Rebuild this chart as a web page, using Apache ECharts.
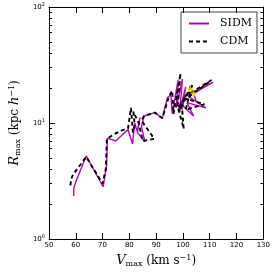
<!DOCTYPE html>
<html><head><meta charset="utf-8">
<script src="https://cdn.jsdelivr.net/npm/echarts@6/dist/echarts.min.js"></script>
<style>html,body{margin:0;padding:0;background:#fff}#c{width:273px;height:273px}</style>
</head><body><div id="c"></div>
<script>
const sidmV = [59.2,59.3,60.2,63.9,70.2,71.5,71.8,74.9,79.5,81.2,82.0,82.9,84.0,83.0,85.8,84.5,85.5,89.5,92.3,94.2,95.5,96.0,98.2,97.5,99.8,98.8,101.0,100.0,104.0,101.5,108.5,102.0,111.3,103.5,102.5,105.0,104.0];
const sidmR = [2.35,2.75,3.2,5.2,2.82,4.3,7.4,7.0,8.8,6.6,10.0,8.5,11.2,8.3,6.9,9.3,11.5,12.3,11.0,16.5,17.5,12.0,23.5,13.5,24.0,12.5,20.5,14.0,11.5,15.0,13.5,17.0,22.5,18.5,21.0,15.5,17.9];
const cdmV = [58.0,58.3,59.0,63.9,70.0,71.2,71.6,74.3,77.0,79.5,80.6,81.3,82.0,81.5,83.5,85.0,89.3,84.5,85.5,89.5,92.3,94.8,96.0,96.5,99.1,98.0,100.3,99.5,110.7,100.0,108.0,101.0,103.5,99.0,102.8];
const cdmR = [2.9,3.3,3.6,5.1,3.0,4.0,7.3,8.0,8.6,9.0,13.5,8.3,9.6,12.5,10.0,7.0,7.3,10.5,11.5,12.3,11.0,17.0,19.0,12.0,26.8,14.0,8.9,15.0,23.5,16.5,14.5,13.0,21.5,14.0,19.7];
const yellowStarV = [104.0, 102.8];
const yellowStarR = [17.9, 19.7];
const blackStarV = [99.0];
const blackStarR = [14.0];
const xTicks = [50,60,70,80,90,100,110,120,130];
const yTicks = [1,10,100];
const yMinor = [2,3,4,5,6,7,8,9,20,30,40,50,60,70,80,90];

const zip = (a,b) => a.map((v,i)=>[v,b[i]]);
const star = 'path://M0,-10 L2.35,-3.24 L9.51,-3.09 L3.8,1.24 L5.88,8.09 L0,4 L-5.88,8.09 L-3.8,1.24 L-9.51,-3.09 L-2.35,-3.24 Z';
const tickFont = {fontFamily:'DejaVu Sans', fontSize:7, color:'#000'};
const lineAx = {show:true, lineStyle:{color:'#000', width:1}};
const nameRich = {fontFamily:'DejaVu Serif', fontSize:12, color:'#000',
  rich:{i:{fontFamily:'DejaVu Serif', fontStyle:'italic', fontSize:13, color:'#000'},
        s:{fontFamily:'DejaVu Serif', fontSize:8, color:'#000', padding:[6,0,0,0]},
        p:{fontFamily:'DejaVu Serif', fontSize:8, color:'#000', padding:[0,0,6,0]}}};

const chart = echarts.init(document.getElementById('c'));
const yBase = (pos, minor, labels) => ({
  type:'log', logBase:10, min:1, max:100, position:pos,
  axisLine: minor ? {show:false} : lineAx,
  axisTick:{show:true, inside:true, length: minor?3:6, lineStyle:{color:'#000', width:1}, customValues: minor ? yMinor : yTicks},
  axisLabel: labels ? {show:true, customValues:yTicks, margin:4,
      formatter: v => '{b|10}{s|' + Math.round(Math.log10(v)) + '}',
      rich:{b:{fontFamily:'DejaVu Sans', fontSize:7, color:'#000'}, s:{fontFamily:'DejaVu Sans', fontSize:5, color:'#000', verticalAlign:'top', padding:[0,0,4,0]}}} : {show:false},
  splitLine:{show:false}, minorTick:{show:false}
});
const y0 = yBase('left', false, true);
y0.name = '{i|R}{s|max} (kpc {i|h}{p|−1})';
y0.nameLocation = 'middle';
y0.nameGap = 16;
y0.nameTextStyle = nameRich;

chart.setOption({
  animation:false,
  backgroundColor:'#fff',
  grid:{left:33, top:7, width:231, height:237},
  legend:{
    data:['SIDM','CDM'], orient:'vertical', left:181, top:12,
    itemWidth:20, itemHeight:10, itemGap:7,
    padding:[6,5,6,7],
    itemStyle:{opacity:0},
    borderColor:'#444', borderWidth:1, borderRadius:0,
    textStyle:{fontFamily:'DejaVu Serif', fontSize:11, color:'#000', padding:[0,0,0,6]}
  },
  xAxis:[
    {type:'value', min:50, max:130, interval:10, position:'bottom',
     axisLine:lineAx, axisTick:{inside:true, length:6, lineStyle:{color:'#000'}},
     axisLabel:Object.assign({margin:3}, tickFont), splitLine:{show:false},
     name:'{i|V}{s|max} (km s{p|−1})', nameLocation:'middle', nameGap:15,
     nameTextStyle:nameRich},
    {type:'value', min:50, max:130, interval:10, position:'top',
     axisLine:lineAx, axisTick:{inside:true, length:6, lineStyle:{color:'#000'}},
     axisLabel:{show:false}, splitLine:{show:false}}
  ],
  yAxis:[ y0, yBase('left', true, false), yBase('right', false, false), yBase('right', true, false) ],
  series:[
    {name:'SIDM', type:'line', data:zip(sidmV, sidmR), symbol:'none', z:2,
     lineStyle:{color:'#bf00bf', width:1.4}, itemStyle:{color:'#bf00bf'}},
    {name:'CDM', type:'line', data:zip(cdmV, cdmR), symbol:'none', z:3,
     lineStyle:{color:'#000', width:1.9, type:[4,3]}, itemStyle:{color:'#000'}},
    {type:'scatter', data:zip(blackStarV, blackStarR), symbol:star, symbolSize:9, z:4,
     itemStyle:{color:'#000'}},
    {type:'scatter', data:zip(yellowStarV, yellowStarR), symbol:star, symbolSize:7, z:5,
     itemStyle:{color:'#ffff00', borderColor:'#c8c800', borderWidth:0.3}}
  ]
});
</script></body></html>
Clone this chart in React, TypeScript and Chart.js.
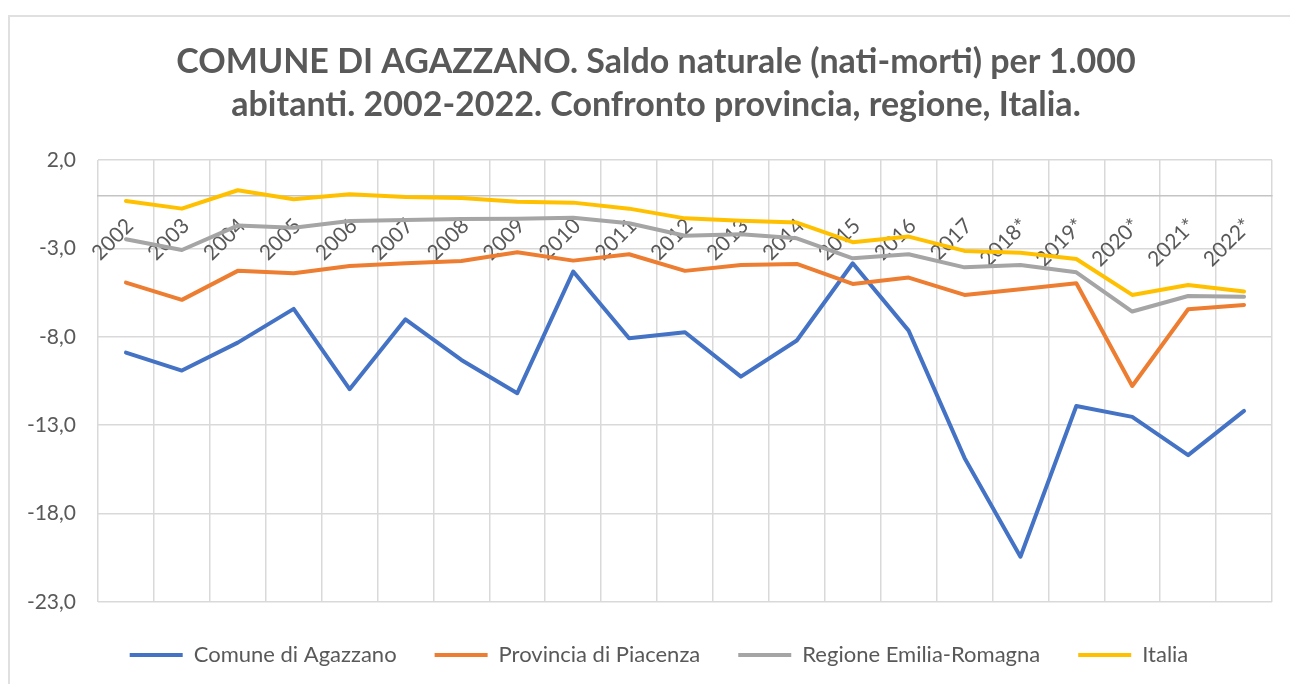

■ WHAT THE TASK ASKS
Go through the material and copy out every line with "this" in it.

■ PROBLEM SOLUTION
Rebuild this chart as a web page, using Apache ECharts.
Clone this chart in React, TypeScript and Chart.js.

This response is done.